··· PROVIDED MATERIAL ···
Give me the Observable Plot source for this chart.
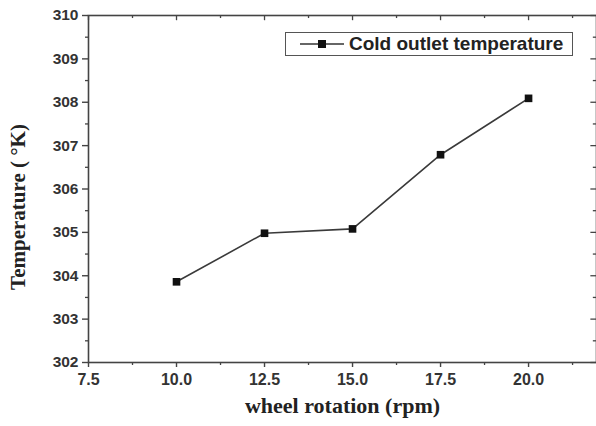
<!DOCTYPE html>
<html>
<head>
<meta charset="utf-8">
<script src="https://cdn.jsdelivr.net/npm/d3@7"></script>
<script src="https://cdn.jsdelivr.net/npm/@observablehq/plot@0.6"></script>
<style>
  html, body { margin: 0; padding: 0; background: #fff; overflow: hidden; }
  #wrap { position: relative; width: 596px; height: 426px; }
  #legend {
    position: absolute; left: 285px; top: 32px; width: 288px; height: 24px;
    border: 1.3px solid #555; background: #fff; box-sizing: border-box;
    font-family: "Liberation Sans", Arial, sans-serif; font-weight: bold; font-size: 19px; color: #222;
    display: flex; align-items: center; white-space: nowrap;
  }
  #legend svg { margin-left: 13px; margin-right: 4px; }
</style>
</head>
<body>
<div id="wrap">
  <div id="chart"></div>
  <div id="legend">
    <svg width="46" height="12"><line x1="1" y1="6" x2="45" y2="6" stroke="#333" stroke-width="1.5"/><rect x="19" y="2" width="8" height="8" fill="#111"/></svg>
    <span>Cold outlet temperature</span>
  </div>
</div>
<script>
const rpm = [10.0, 12.5, 15.0, 17.5, 20.0];
const coldOutletTemp = [303.86, 304.98, 305.08, 306.79, 308.09];
const xTicks = [7.5, 10.0, 12.5, 15.0, 17.5, 20.0];
const xMinorTicks = [8.75, 11.25, 13.75, 16.25, 18.75, 21.25];
const yTicks = [302, 303, 304, 305, 306, 307, 308, 309, 310];
const yMinorTicks = [302.5, 303.5, 304.5, 305.5, 306.5, 307.5, 308.5, 309.5];
const xDomain = [7.5, 21.93];
const yDomain = [302, 310];

const data = rpm.map((r, i) => ({rpm: r, temp: coldOutletTemp[i]}));

const tickFont = {fontFamily: "Liberation Sans, Arial, sans-serif", fontWeight: "bold"};
const blank = () => "";

const chart = Plot.plot({
  width: 596,
  height: 426,
  marginLeft: 88,
  marginRight: 0,
  marginTop: 15,
  marginBottom: 64,
  style: {background: "transparent", color: "#333"},
  x: {domain: xDomain, label: null},
  y: {domain: yDomain, label: null},
  marks: [
    Plot.frame({stroke: "#444", strokeWidth: 1.6}),
    // bottom axis
    Plot.axisX({ticks: xTicks, tickFormat: d3.format(".1f"), tickSize: 5, tickPadding: 6, stroke: "#444", strokeWidth: 1.4, fill: "#333", ...tickFont, fontSize: 16}),
    Plot.axisX({ticks: xMinorTicks, tickFormat: blank, tickSize: 3, stroke: "#444", strokeWidth: 1.3}),
    // left axis
    Plot.axisY({ticks: yTicks, tickFormat: d3.format("d"), tickSize: 6, tickPadding: 4, stroke: "#444", strokeWidth: 1.4, fill: "#333", ...tickFont, fontSize: 15.5}),
    Plot.axisY({ticks: yMinorTicks, tickFormat: blank, tickSize: 3, stroke: "#444", strokeWidth: 1.3}),
    // top axis (inward ticks)
    Plot.ruleX(xTicks, {y1: 310, y2: 310 - 0.12, stroke: "#444", strokeWidth: 1.3}),
    Plot.ruleX(xMinorTicks, {y1: 310, y2: 310 - 0.07, stroke: "#444", strokeWidth: 1.3}),
    // right axis (inward ticks)
    Plot.ruleY(yTicks, {x1: xDomain[1], x2: xDomain[1] - 0.16, stroke: "#444", strokeWidth: 1.3}),
    Plot.ruleY(yMinorTicks, {x1: xDomain[1], x2: xDomain[1] - 0.09, stroke: "#444", strokeWidth: 1.3}),
    // data
    Plot.line(data, {x: "rpm", y: "temp", stroke: "#3a3a3a", strokeWidth: 1.6}),
    Plot.dot(data, {x: "rpm", y: "temp", symbol: "square", r: 4.3, fill: "#111", stroke: "none"}),
    // axis titles
    Plot.text(["wheel rotation (rpm)"], {frameAnchor: "bottom", dy: 50, fontFamily: "Liberation Serif, Times New Roman, serif", fontWeight: "bold", fontSize: 22, fill: "#222"}),
    Plot.text(["Temperature ( °K)"], {frameAnchor: "left", textAnchor: "middle", dx: -70, dy: 18, rotate: -90, fontFamily: "Liberation Serif, Times New Roman, serif", fontWeight: "bold", fontSize: 21, fill: "#222"})
  ]
});
document.getElementById("chart").appendChild(chart);
</script>
</body>
</html>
···
→ **AIM OF THE EXERCISE**
Copy out every line where the word "chart" occurs.

→ **ANSWER IN FULL**
Give me the Observable Plot source for this chart.
  <div id="chart"></div>
const chart = Plot.plot({
document.getElementById("chart").appendChild(chart);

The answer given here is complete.